Psalm 51 says: “For you do not desire sacrifice; I would give it to you. A burnt offering you would not accept. My sacrifice, O God, is a contrite spirit; a contrite, humbled heart, O God, you will not spurn.” (Psalm 51:18-19) When I give what I am, who I am, who I am at this moment, I give enough — and He will accept this as a gift and transform me. It is the humble heart that He accepts.

Lord, let me be awake at the moment of the offering. Let me give myself and hold nothing back. Look at my gift with your kind eyes. Accept me. Lift my soul to You as You lifted Your beloved Son. So let me leave the Eucharist relieved, lighter, more joyful, and filled with Your love.

There Is Blood

Kelch_Mauritius Wilde

When I became a priest, I had the longing to never get used to what I was going to do. My chalice should help to remind me. Years before my ordination I had been in Auschwitz. I could hardly bear what one is confronted with at this place of suffering. I retired a bit from the crowds and–kneeling on the ground–my fingers played in the soil, and unexpectedly found an isolator. It had probably served on one of the deadly fences around the camp. Having it in my hands, I immediately thought this piece could become the node of my chalice. – Years later, shortly before my ordination, I carried the isolator to the goldsmith of our monastery and he was able to create a chalice out of it. The broken piece is now completed with mountain crystal as sign that God heals what is broken, in life, and especially during the Holy Eucharist. God completes what is not finished, He takes the broken and heals it. He does so by the shedding of the blood of his own Son.
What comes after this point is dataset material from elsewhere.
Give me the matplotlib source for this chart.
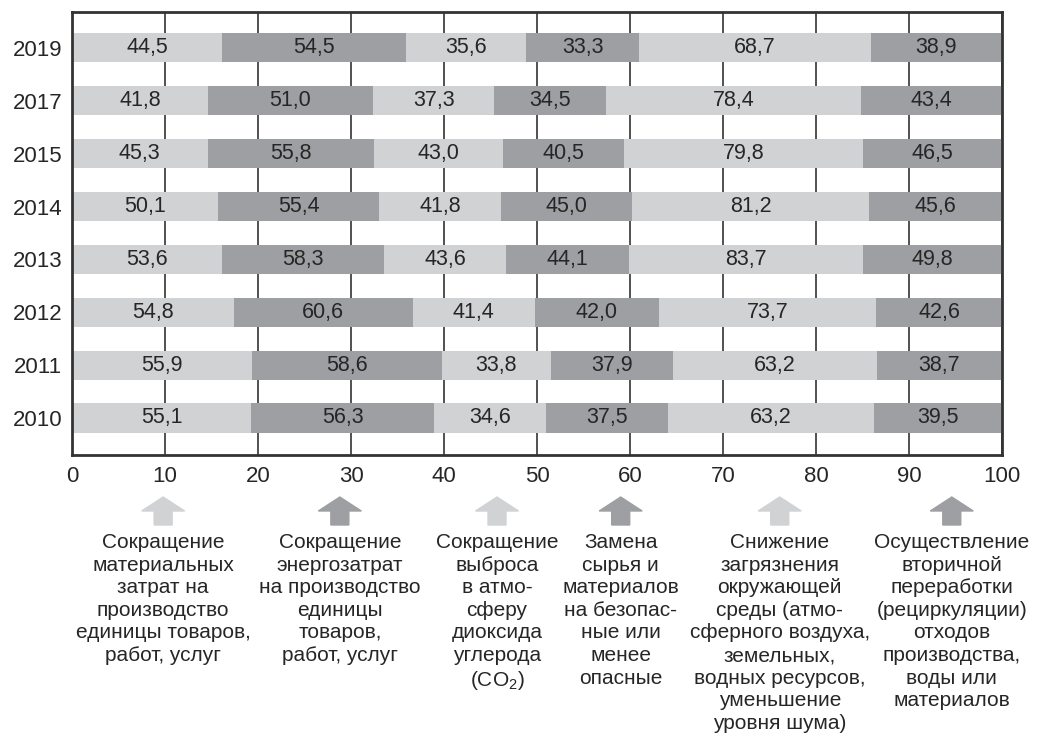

I am trying to imagine how much suffering, pain, and injustice this isolator “has seen”. It is a witness of the injustice that cried out to heaven, of the blood that was shed innocently. Also, Jesus was killed innocently. We believe that during the Holy Eucharist the wine is changed into the blood of Christ. We should not forget: what we have on the altar and what we receive is blood. When we lift the chalice towards heaven, we are reminded that God heard the cry of his Son. He came to take the sins away. The liturgy is not just a nice spectacle. It is about life and death. It celebrates that life prevails. That the dead will be raised. Jesus himself suffered and was killed. But he was raised from the dead and is alive now, with God. This is my prayer for all who died in the concentration camps. It is my prayer, with each Eucharist, that wounds are healed, especially those of the generations of families whose loved ones died in the Holocaust.

It does not take much to see in this chalice also the suffering of today’s times. There are enough people who suffer; who are afraid; who are oppressed; who are sick and don’t get help; who are treated unjustly; who are sidelined; who are persecuted; who are kidnapped; who are killed. Unfortunately, the suffering on earth did not find an end after Jesus’s death; although he wants us to live according to the new rules of the Kingdom of God. At least–that gives me hope–God looks at the suffering of his people. And, finally, he will bring everything to a good end.

Lord, in silence we stand before you holding the suffering of our world and our own suffering up to heaven. Look on us in your mercy. Look at the blood of your Son. Let us not become too tired to cry out to you, to celebrate your Son’s death and resurrection, to celebrate the drama of his life and the new hope you have given us.